One useful property of reference semantics is that it makes sense to think about when an R6 object is finalized, i.e. when it’s deleted. This doesn’t make sense for most objects because copy-on-modify semantics mean that there may be many transient versions of an object, as alluded to in Section 2.6. For example, the following creates two factor objects: the second is created when the levels are modified, leaving the first to be destroyed by the garbage collector.

x <- factor(c("a", "b", "c"))
levels(x) <- c("c", "b", "a")

Since R6 objects are not copied-on-modify they are only deleted once, and it makes sense to think about $finalize() as a complement to $initialize(). Finalizers usually play a similar role to on.exit() (as described in Section 6.7.4), cleaning up any resources created by the initializer. For example, the following class wraps up a temporary file, automatically deleting it when the class is finalized.
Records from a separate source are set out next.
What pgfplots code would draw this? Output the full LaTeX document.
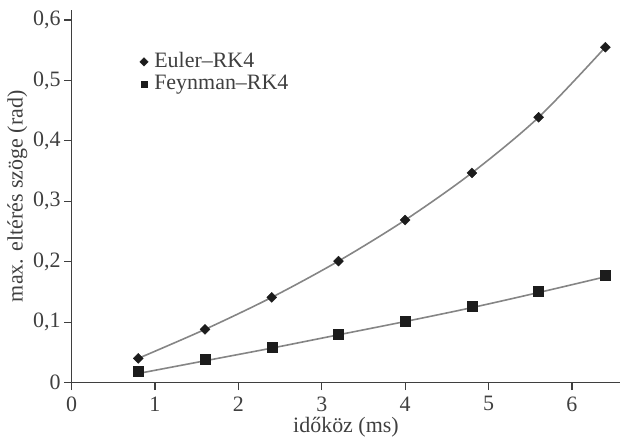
\documentclass[border=0pt]{standalone}
\usepackage{pgfplots}
\pgfplotsset{compat=1.18}
\usepackage{fontspec}
\setmainfont{Liberation Serif}

\definecolor{axisgray}{HTML}{3F3F3F}
\definecolor{fitgray}{HTML}{858585}
\definecolor{markblack}{HTML}{1C1C1C}

\begin{document}
\fontsize{22}{26}\selectfont
\begin{tikzpicture}
\begin{axis}[
    scale only axis,
    width=548bp, height=372bp,
    xmin=0, xmax=6.58,
    ymin=0, ymax=0.6166,
    axis x line=bottom, axis y line=left,
    axis line style={-, axisgray, line width=1.3pt},
    tick style={axisgray, line width=1.1pt},
    tick align=outside,
    major tick length=7.5bp,
    xtick={0,1,2,3,4,5,6},
    ytick={0,0.1,0.2,0.3,0.4,0.5,0.6},
    /pgf/number format/assume math mode=true,
    /pgf/number format/use comma,
    /pgf/number format/fixed,
    /pgf/number format/precision=1,
    ticklabel style={font=\fontsize{22}{26}\selectfont, text=axisgray},
    yticklabel style={xshift=4bp},
    xticklabel style={yshift=1bp},
    label style={font=\fontsize{22}{26}\selectfont, text=axisgray},
    xlabel={időköz (ms)},
    ylabel={max. eltérés szöge (rad)},
    xlabel style={yshift=9bp},
    ylabel style={yshift=-9bp},
    legend cell align=left,
    legend style={draw=none, fill=none, at={(axis cs:0.78,0.553)}, anchor=north west,
        font=\fontsize{22}{26}\selectfont, text=axisgray, row sep=0bp},
    legend image code/.code={%
        \draw[#1, mark size=3bp] plot coordinates {(0cm,0cm)};
        \path (8bp,0bp);},
]
% Euler–RK4 fit curve
\addplot[fitgray, line width=1.6pt, smooth, forget plot] coordinates {
    (0.8,0.040) (1.6,0.088) (2.4,0.141) (3.2,0.201)
    (4.0,0.269) (4.8,0.347) (5.6,0.439) (6.4,0.555)
};
% Feynman–RK4 fit curve
\addplot[fitgray, line width=1.6pt, smooth, forget plot] coordinates {
    (0.8,0.015) (1.6,0.036) (2.4,0.057) (3.2,0.079)
    (4.0,0.101) (4.8,0.124) (5.6,0.149) (6.4,0.175)
};
\addplot[only marks, mark=square*, mark size=3.5bp, markblack,
    mark options={rotate=45, markblack}] coordinates {
    (0.8,0.040) (1.6,0.088) (2.4,0.141) (3.2,0.201)
    (4.0,0.269) (4.8,0.347) (5.6,0.439) (6.4,0.555)
};
\addlegendentry{Euler--RK4}
\addplot[only marks, mark=square*, mark size=5bp, markblack,
    mark options={markblack}] coordinates {
    (0.8,0.019) (1.6,0.038) (2.4,0.059) (3.2,0.080)
    (4.0,0.101) (4.8,0.127) (5.6,0.151) (6.4,0.178)
};
\addlegendentry{Feynman--RK4}
\end{axis}
\path ([yshift=10bp]current axis.north west);
\end{tikzpicture}
\end{document}
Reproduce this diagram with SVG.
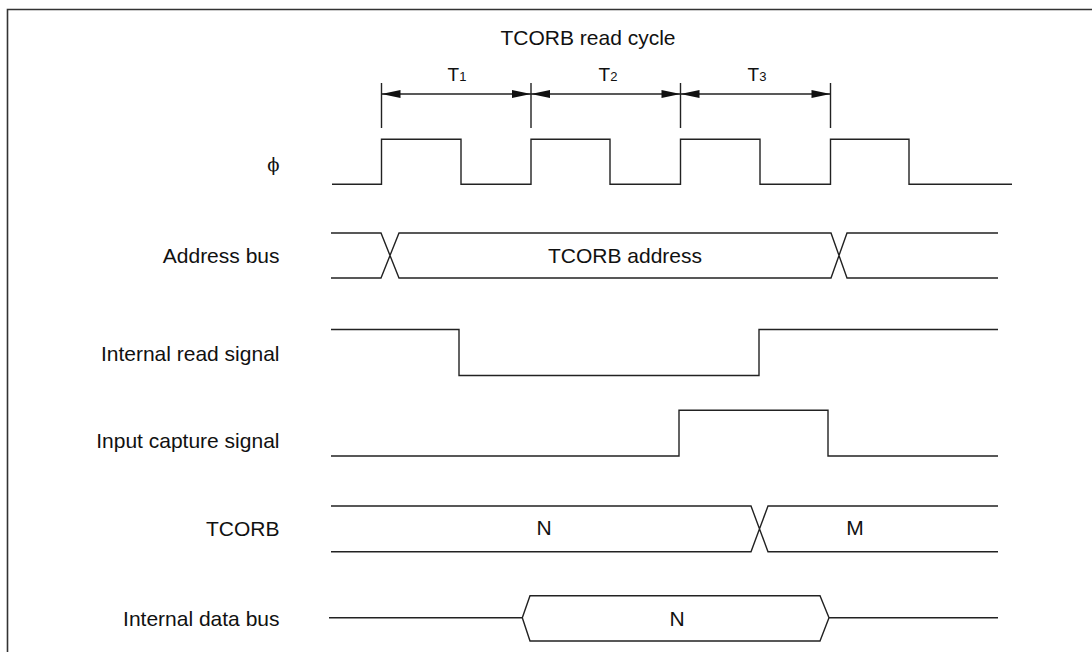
<svg xmlns="http://www.w3.org/2000/svg" width="1092" height="652" viewBox="0 0 1092 652">
<style>
.w{fill:none;stroke:#222;stroke-width:1.4;stroke-linejoin:miter}
.t{font-family:"Liberation Sans",Arial,Helvetica,sans-serif;font-size:21px;fill:#111}
.lbl{text-anchor:end}
.c{text-anchor:middle}
.ah{fill:#111;stroke:none}
</style>
<rect x="0" y="0" width="1092" height="652" fill="#fff"/>
<path d="M7.5,652 V9.5 H1092" fill="none" stroke="#333" stroke-width="1.6"/>

<g id="title">
<text class="t c" x="588" y="45">TCORB read cycle</text>
</g>

<g id="timing-markers">
<path class="w" d="M381.5,83 V128 M531,83 V128 M680.5,83 V128 M830.5,83 V128"/>
<path class="w" d="M381.5,94 H830.5"/>
<path class="ah" d="M381.5,94 l19,-4 v8 z M531,94 l-19,-4 v8 z M531,94 l19,-4 v8 z M680.5,94 l-19,-4 v8 z M680.5,94 l19,-4 v8 z M830.5,94 l-19,-4 v8 z"/>
<text class="t c" x="457" y="80.5" style="font-size:19px">T<tspan style="font-size:13px">1</tspan></text>
<text class="t c" x="608" y="80.5" style="font-size:19px">T<tspan style="font-size:13px">2</tspan></text>
<text class="t c" x="757" y="80.5" style="font-size:19px">T<tspan style="font-size:13px">3</tspan></text>
</g>

<g id="phi">
<text x="279.5" y="171" text-anchor="end" style="font-family:'DejaVu Serif','Liberation Serif',serif;font-size:18px;fill:#111">ϕ</text>
<path class="w" d="M332,184.3 H381.5 V139.3 H461 V184.3 H531 V139.3 H610 V184.3 H680.5 V139.3 H760 V184.3 H830.5 V139.3 H909 V184.3 H1012"/>
</g>

<g id="address-bus">
<text class="t lbl" x="279.5" y="263.3">Address bus</text>
<path class="w" d="M331,233 H381 L399,278 H831 L847,233 H998 M331,278 H381 L399,233 H831 L847,278 H998"/>
<text class="t c" x="625" y="263">TCORB address</text>
</g>

<g id="internal-read-signal">
<text class="t lbl" x="279.5" y="360.7">Internal read signal</text>
<path class="w" d="M331,329.5 H459 V375.5 H759 V329.5 H998"/>
</g>

<g id="input-capture-signal">
<text class="t lbl" x="279.5" y="447.7">Input capture signal</text>
<path class="w" d="M331,456 H679 V410.3 H828 V456 H998"/>
</g>

<g id="tcorb">
<text class="t lbl" x="279.5" y="535.7">TCORB</text>
<path class="w" d="M331,506 H751 L768,551.7 H998 M331,551.7 H751 L768,506 H998"/>
<text class="t c" x="544" y="535">N</text>
<text class="t c" x="855" y="535">M</text>
</g>

<g id="internal-data-bus">
<text class="t lbl" x="279.5" y="626">Internal data bus</text>
<path class="w" d="M329,617.7 H522.3 L530,595.8 H820 L829,617.7 L820,641 H530 L522.3,617.7 M829,617.7 H998"/>
<text class="t c" x="677" y="625.7">N</text>
</g>
</svg>
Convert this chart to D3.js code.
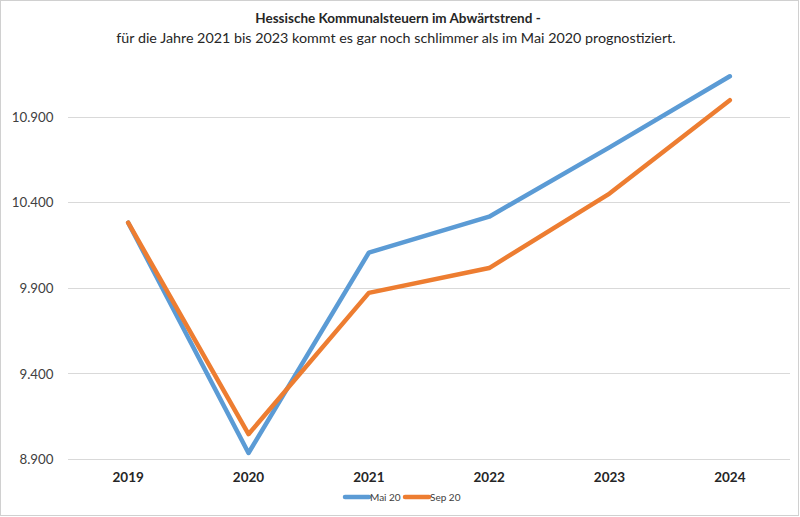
<!DOCTYPE html>
<html><head><meta charset="utf-8">
<script src="https://cdn.jsdelivr.net/npm/d3@7"></script>
<style>
html,body{margin:0;padding:0;background:#fff;}
svg{display:block;}
</style></head>
<body>
<svg id="c" width="800" height="517"></svg>
<script>
const years = ["2019","2020","2021","2022","2023","2024"];
const mai20 = [10280, 8935, 10105, 10315, 10720, 11135];
const sep20 = [10280, 9045, 9870, 10015, 10450, 10995];
const yTicks = [8900, 9400, 9900, 10400, 10900];
const seriesNames = ["Mai 20", "Sep 20"];
const colors = ["#5B9BD5", "#ED7D31"];
const titleLine1 = "Hessische Kommunalsteuern im Abwärtstrend -";
const titleLine2 = "für die Jahre 2021 bis 2023 kommt es gar noch schlimmer als im Mai 2020 prognostiziert.";

const font = "Lato, 'Open Sans', sans-serif";
const svg = d3.select("#c");

svg.append("rect").attr("x",0.5).attr("y",0.5).attr("width",798).attr("height",515)
  .attr("fill","#fff").attr("stroke","#d0d0d0");

const x = d3.scaleBand().domain(years).range([68, 790]);
const y = d3.scaleLinear().domain([8900, 10900]).range([459, 116.5]);

// gridlines
svg.append("g").selectAll("line").data(yTicks).join("line")
  .attr("x1", 68).attr("x2", 790)
  .attr("y1", d => Math.round(y(d)) + 0.5).attr("y2", d => Math.round(y(d)) + 0.5)
  .attr("stroke", "#d9d9d9").attr("stroke-width", 1.2);

// y axis labels
const yAxis = d3.axisLeft(y).tickValues(yTicks).tickSize(0).tickPadding(0)
  .tickFormat(d => d3.format(",")(d).replace(",", "."));
const gy = svg.append("g").attr("transform", "translate(53.5,0)").call(yAxis);
gy.select(".domain").remove();
gy.selectAll("text").attr("font-family", font).attr("font-size", 13.3).attr("fill", "#404040").attr("dy","0.35em");

// x axis labels
const xAxis = d3.axisBottom(x).tickSize(0).tickPadding(0);
const gx = svg.append("g").attr("transform", "translate(0,472)").call(xAxis);
gx.select(".domain").remove();
gx.selectAll("text").attr("font-family", font).attr("font-size", 13.5).attr("font-weight", "bold").attr("fill", "#262626").attr("dy","0.71em");

// lines
const line = d3.line().x((d, i) => x(years[i]) + x.bandwidth() / 2).y(d => y(d));
[mai20, sep20].forEach((s, k) => {
  svg.append("path").datum(s).attr("d", line).attr("fill", "none")
    .attr("stroke", colors[k]).attr("stroke-width", 4.5)
    .attr("stroke-linejoin", "round").attr("stroke-linecap", "round");
});

// title
svg.append("text").attr("x", 398).attr("y", 23).attr("text-anchor", "middle")
  .attr("font-family", font).attr("font-size", 13.5).attr("font-weight", "bold").attr("fill", "#262626").text(titleLine1);
svg.append("text").attr("x", 396).attr("y", 43).attr("text-anchor", "middle")
  .attr("font-family", font).attr("font-size", 14.3).attr("fill", "#262626").text(titleLine2);

// legend
const legX = [345, 405];
seriesNames.forEach((n, k) => {
  svg.append("line").attr("x1", legX[k]).attr("x2", legX[k] + 24).attr("y1", 497).attr("y2", 497)
    .attr("stroke", colors[k]).attr("stroke-width", 4.5).attr("stroke-linecap", "round");
  svg.append("text").attr("x", legX[k] + 25).attr("y", 500.5).attr("font-family", font)
    .attr("font-size", 10).attr("fill", "#404040").text(n);
});
</script>
</body></html>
TemporaryFile <- R6Class("TemporaryFile", list(
  path = NULL,
  initialize = function() {
    self$path <- tempfile()
  },
  finalize = function() {
    message("Cleaning up ", self$path)
    unlink(self$path)
  }
))

The finalize method will be run when the object is deleted (or more precisely, by the first garbage collection after the object has been unbound from all names) or when R exits. This means that the finalizer can be called effectively anywhere in your R code, and therefore it’s almost impossible to reason about finalizer code that touches shared data structures. Avoid these potential problems by only using the finalizer to clean up private resources allocated by initializer.

tf <- TemporaryFile$new()
rm(tf)
#> Cleaning up /tmp/Rtmpk73JdI/file155f31d8424bd

14.4.3 R6 fields

A final consequence of reference semantics can crop up where you don’t expect it. If you use an R6 class as the default value of a field, it will be shared across all instances of the object! Take the following code: we want to create a temporary database every time we call TemporaryDatabase$new(), but the current code always uses the same path.

TemporaryDatabase <- R6Class("TemporaryDatabase", list(
  con = NULL,
  file = TemporaryFile$new(),
  initialize = function() {
    self$con <- DBI::dbConnect(RSQLite::SQLite(), path = file$path)
  },
  finalize = function() {
    DBI::dbDisconnect(self$con)
  }
))

db_a <- TemporaryDatabase$new()
db_b <- TemporaryDatabase$new()

db_a$file$path == db_b$file$path
#> [1] TRUE

(If you’re familiar with Python, this is very similar to the “mutable default argument” problem.)

The problem arises because TemporaryFile$new() is called only once when the TemporaryDatabase class is defined. To fix the problem, we need to make sure it’s called every time that TemporaryDatabase$new() is called, i.e. we need to put it in $initialize():

TemporaryDatabase <- R6Class("TemporaryDatabase", list(
  con = NULL,
  file = NULL,
  initialize = function() {
    self$file <- TemporaryFile$new()
    self$con <- DBI::dbConnect(RSQLite::SQLite(), path = file$path)
  },
  finalize = function() {
    DBI::dbDisconnect(self$con)
  }
))

db_a <- TemporaryDatabase$new()
db_b <- TemporaryDatabase$new()

db_a$file$path == db_b$file$path
#> [1] FALSE

14.4.4 Exercises

Create a class that allows you to write a line to a specified file. You should open a connection to the file in $initialize(), append a line using cat() in $append_line(), and close the connection in $finalize().